Lillian Boxfish Takes a Walk(84)



As I turn and walk toward Murray Hill and home and purring Phoebe, I suspect that we do not know any more than the people of the past did, but only think somewhat differently.

Walking East on Thirty-Sixth Street, my street, I can’t see the moon anywhere, but I know it’s up there.

Somewhere under it is Gian, are the children. Somewhere under it is Julia—or not. I think back to the handful of greeting cards that she and I exchanged over the years, and her unrealized wish that she and I be friends. I always wondered what else she wanted from me, having already taken Max. I kept my guard up. And she cared for my ailing ex-husband, my only true love; she nurtured my son, and helped nurture his children, even after Max was gone. She gave of herself joyfully, in a way I could never manage, could never conceive. What else could she have wanted except to make amends, to care for us, to help when she was needed? Why did that never occur to me?

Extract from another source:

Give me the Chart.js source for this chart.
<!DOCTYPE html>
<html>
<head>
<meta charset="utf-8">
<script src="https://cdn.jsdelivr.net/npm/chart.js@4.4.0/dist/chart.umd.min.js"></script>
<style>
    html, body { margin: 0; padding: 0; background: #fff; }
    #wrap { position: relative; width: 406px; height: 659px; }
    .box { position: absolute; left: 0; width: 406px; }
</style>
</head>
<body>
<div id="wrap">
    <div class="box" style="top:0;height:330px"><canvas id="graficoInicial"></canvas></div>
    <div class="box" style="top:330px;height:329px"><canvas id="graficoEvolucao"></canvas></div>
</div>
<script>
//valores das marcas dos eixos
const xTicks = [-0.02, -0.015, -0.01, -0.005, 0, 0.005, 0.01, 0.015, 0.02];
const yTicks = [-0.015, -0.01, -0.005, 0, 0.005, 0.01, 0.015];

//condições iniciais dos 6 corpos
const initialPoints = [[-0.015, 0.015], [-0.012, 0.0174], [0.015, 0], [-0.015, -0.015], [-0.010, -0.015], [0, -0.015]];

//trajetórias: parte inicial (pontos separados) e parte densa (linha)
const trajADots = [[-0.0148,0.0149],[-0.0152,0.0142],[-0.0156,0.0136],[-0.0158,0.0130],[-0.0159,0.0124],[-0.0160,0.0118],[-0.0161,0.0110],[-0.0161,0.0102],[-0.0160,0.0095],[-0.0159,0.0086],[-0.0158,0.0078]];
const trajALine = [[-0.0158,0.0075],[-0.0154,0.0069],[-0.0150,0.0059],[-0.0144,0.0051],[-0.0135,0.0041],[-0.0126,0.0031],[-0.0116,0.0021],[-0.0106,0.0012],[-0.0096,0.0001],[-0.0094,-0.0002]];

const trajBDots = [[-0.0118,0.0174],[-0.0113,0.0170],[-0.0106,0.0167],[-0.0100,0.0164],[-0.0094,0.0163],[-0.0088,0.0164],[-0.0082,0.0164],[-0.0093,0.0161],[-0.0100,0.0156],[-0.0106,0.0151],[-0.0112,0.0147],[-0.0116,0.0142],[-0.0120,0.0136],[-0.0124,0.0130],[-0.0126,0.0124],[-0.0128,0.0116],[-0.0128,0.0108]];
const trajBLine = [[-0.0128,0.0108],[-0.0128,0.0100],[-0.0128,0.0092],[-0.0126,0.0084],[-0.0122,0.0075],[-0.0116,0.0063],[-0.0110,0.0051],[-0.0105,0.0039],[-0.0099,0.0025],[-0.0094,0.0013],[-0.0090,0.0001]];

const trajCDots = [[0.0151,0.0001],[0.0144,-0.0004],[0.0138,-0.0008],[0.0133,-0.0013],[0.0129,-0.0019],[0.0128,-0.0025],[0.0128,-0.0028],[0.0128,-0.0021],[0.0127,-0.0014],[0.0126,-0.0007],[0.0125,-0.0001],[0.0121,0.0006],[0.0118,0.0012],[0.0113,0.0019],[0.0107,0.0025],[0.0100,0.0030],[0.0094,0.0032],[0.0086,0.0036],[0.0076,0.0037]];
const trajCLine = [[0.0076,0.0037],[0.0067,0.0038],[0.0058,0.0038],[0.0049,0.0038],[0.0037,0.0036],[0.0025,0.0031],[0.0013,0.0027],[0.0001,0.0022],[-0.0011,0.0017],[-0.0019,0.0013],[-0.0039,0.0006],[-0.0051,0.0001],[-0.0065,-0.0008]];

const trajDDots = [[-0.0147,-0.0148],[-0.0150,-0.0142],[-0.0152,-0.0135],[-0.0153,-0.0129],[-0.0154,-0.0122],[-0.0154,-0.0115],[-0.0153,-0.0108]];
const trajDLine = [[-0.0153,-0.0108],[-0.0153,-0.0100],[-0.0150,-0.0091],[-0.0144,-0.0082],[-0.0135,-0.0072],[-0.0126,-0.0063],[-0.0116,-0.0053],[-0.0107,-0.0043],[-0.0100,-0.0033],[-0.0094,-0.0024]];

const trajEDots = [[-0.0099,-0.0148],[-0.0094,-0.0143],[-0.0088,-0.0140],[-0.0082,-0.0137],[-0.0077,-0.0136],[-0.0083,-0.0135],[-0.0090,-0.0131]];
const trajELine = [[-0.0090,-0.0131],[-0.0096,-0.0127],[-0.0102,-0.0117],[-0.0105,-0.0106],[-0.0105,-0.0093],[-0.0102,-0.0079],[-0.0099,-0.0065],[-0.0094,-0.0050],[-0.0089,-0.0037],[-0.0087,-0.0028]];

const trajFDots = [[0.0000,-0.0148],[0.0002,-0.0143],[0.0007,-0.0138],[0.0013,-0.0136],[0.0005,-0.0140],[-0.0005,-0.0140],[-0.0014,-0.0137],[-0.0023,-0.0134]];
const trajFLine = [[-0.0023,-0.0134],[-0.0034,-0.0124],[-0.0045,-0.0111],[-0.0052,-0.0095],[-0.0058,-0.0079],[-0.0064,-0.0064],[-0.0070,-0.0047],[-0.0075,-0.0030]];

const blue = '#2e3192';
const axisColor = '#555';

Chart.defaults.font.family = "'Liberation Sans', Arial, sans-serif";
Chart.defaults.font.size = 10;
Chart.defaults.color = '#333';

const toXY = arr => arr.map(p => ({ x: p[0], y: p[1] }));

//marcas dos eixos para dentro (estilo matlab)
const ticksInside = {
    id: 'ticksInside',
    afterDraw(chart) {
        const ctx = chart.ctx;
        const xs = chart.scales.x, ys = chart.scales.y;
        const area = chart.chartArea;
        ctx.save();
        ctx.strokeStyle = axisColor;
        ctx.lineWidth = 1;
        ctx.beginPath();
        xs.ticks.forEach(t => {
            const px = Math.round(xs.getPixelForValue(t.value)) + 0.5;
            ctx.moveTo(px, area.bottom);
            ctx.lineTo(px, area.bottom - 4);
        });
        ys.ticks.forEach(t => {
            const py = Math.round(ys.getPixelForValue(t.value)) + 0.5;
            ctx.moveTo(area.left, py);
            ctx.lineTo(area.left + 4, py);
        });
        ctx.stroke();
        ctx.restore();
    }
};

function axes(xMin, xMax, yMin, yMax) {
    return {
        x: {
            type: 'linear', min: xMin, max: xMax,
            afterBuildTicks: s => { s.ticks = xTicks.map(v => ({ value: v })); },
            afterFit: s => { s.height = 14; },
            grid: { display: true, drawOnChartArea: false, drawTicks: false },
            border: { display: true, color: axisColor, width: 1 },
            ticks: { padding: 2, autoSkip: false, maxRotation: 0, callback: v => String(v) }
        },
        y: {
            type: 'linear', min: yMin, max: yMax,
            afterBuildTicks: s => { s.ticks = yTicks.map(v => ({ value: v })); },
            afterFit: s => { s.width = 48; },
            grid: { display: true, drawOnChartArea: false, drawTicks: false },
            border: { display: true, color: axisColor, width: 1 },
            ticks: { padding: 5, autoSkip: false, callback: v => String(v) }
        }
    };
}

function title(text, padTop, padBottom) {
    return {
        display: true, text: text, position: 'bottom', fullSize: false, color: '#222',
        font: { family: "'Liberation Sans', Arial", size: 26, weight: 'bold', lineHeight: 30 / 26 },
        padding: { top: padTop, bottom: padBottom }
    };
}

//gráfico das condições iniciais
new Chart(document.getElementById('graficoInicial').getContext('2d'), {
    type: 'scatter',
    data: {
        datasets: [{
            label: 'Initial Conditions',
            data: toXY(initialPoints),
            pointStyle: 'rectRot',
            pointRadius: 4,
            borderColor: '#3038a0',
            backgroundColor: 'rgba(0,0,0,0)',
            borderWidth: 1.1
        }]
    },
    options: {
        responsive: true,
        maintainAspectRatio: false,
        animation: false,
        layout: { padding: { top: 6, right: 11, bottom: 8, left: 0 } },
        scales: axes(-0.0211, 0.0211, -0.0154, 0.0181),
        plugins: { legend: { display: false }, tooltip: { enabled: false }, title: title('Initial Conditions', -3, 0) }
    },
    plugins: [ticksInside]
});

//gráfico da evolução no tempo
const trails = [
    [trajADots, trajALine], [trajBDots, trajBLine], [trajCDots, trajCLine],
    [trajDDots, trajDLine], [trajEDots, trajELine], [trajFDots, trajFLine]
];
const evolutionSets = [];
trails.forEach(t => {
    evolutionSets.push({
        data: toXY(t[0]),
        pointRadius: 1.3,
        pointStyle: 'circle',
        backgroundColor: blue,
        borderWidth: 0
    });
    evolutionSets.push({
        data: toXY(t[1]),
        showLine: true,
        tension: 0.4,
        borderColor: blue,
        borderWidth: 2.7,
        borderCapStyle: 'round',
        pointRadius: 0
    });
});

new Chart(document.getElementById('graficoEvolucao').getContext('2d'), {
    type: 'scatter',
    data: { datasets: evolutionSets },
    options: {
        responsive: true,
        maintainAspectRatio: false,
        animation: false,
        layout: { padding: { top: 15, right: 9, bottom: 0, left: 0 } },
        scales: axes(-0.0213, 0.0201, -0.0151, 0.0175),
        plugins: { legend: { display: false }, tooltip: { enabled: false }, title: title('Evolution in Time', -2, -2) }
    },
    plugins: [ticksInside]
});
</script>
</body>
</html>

So many careers and fortunes are made by expecting the least and the worst of people. And yet people are rarely so disappointing. The city has taught me that.

A long black car pulls up next to me, engine sighing, a bass voice booming from the window, “Lillian! Is that you?”

And even though the voice has yelled my name, I jump, shaking with surplus adrenaline.

“Skip?” I say, stopping as the car stops, to stare at his familiar mustachioed face. “What are you doing up in Murray Hill?”

“I dropped my trader guy off at some sex party, and now I’m taking the scenic route home,” he says. “I barely recognized you in that b-boy jacket. What happened to the mink?”

“Oh, I met some young gentlemen. We got on the subject of outerwear and decided to switch.”

“You gave up your mink for some cheap leather and zippers?” he says, leaning out to have a better look.

“Naturally,” I say, striking a catalogue-model pose, hand to hip, gaze over one shoulder. “It’s very figure-flattering, and besides—I’ve got other furs, but I haven’t got one of these.”

“Whatever you say, Lillian,” he says, and I am grateful to him for not pushing it further. “But how about you let me get my 1985 started off right by doing a good turn. It’d be my honor to give you a lift home.”

“Thank you,” I say. “But to ensconce myself in a car when I’ve made it this far with my own powers of locomotion would be a defeat that would set my 1985 off on the wrong foot.”

“What is it with you and walking, Lillian?” Skip asks, and for an irrational moment I worry that he’s going to shepherd me bodily into the back seat, but of course he remains behind the wheel.

“Skip, I’m quite weary and can’t explain it to you properly right now,” I say, and slowly begin to continue my walk. “But I’m not exaggerating when I say that walking has done no less than save my life. Plus, you’ll be relieved to know that this is my street.”

He rolls the limo forward, too, matching my pace. “That does make me feel better, but I’m going to go ahead and walk you home this way.”

“If you insist,” I say, and we proceed the final block to 22 E. Thirty-Sixth, me on two feet, him on four wheels. The distance is so brief that I almost let the interval pass in silence, but then I find myself saying, “Listen, Skip, would you like to meet up and take a walk some day? I can show you what I mean.”

“Aw, Lillian, you don’t have to prove anything to me,” he says, stopping the car and shaking his head. “I don’t mean to insult you.”

“No, really,” I say, extending a hand toward his window. “Give me your telephone number. If you do, I’ll call you. We’ll stroll.”

He hesitates a beat before reaching into his tuxedo jacket and presenting me a card. “You know what? You’re right. I sit on my ass in this limo all the livelong day. A walk could only do me good.”

“Me too,” I say, putting the card in one of Keith’s many zippered pockets and stepping away. “And now I bid you goodnight, as this building right here is my humble castle.”

I wave and he honks once—a gentle salute—when he sees that I’m safely inside my own building, before accelerating into the night.

I reach my apartment door, and fit the key to the lock. Poor famished Phoebe greets me in the entry, mewling and rubbing her rounded skull against my unsteady ankles. From across the otherwise dark apartment I see the insistent blink of the answering machine’s message light—the grandchildren wishing me a Happy New Year, Gian wondering where I was when the children called, Gian telling me that Julia has died.

Nothing that won’t wait until after the cat has been fed. I take off Keith’s coat and drape it over the back of a chair.

I turn on lamps, open drawers, set the opener to the rim of the can. Phoebe watches me from the floor, her pupils green and cavernous.

“Be patient,” I tell her. “Or make yourself useful by growing some thumbs.”

I owned that mink for more than forty years, more than twice the time I was married to Max. I bought it a month after Gian was born, as a way of proving that my life was still my own. For decades it rarely left my closet and never left the apartment. With Max away on business, with Johnny napping in another room, I’d drape it over the bed and run my fingers across it, conspiring with myself, reaffirming my status as an imposter, an agent provocateur. You think that it is a secret but it has never been one.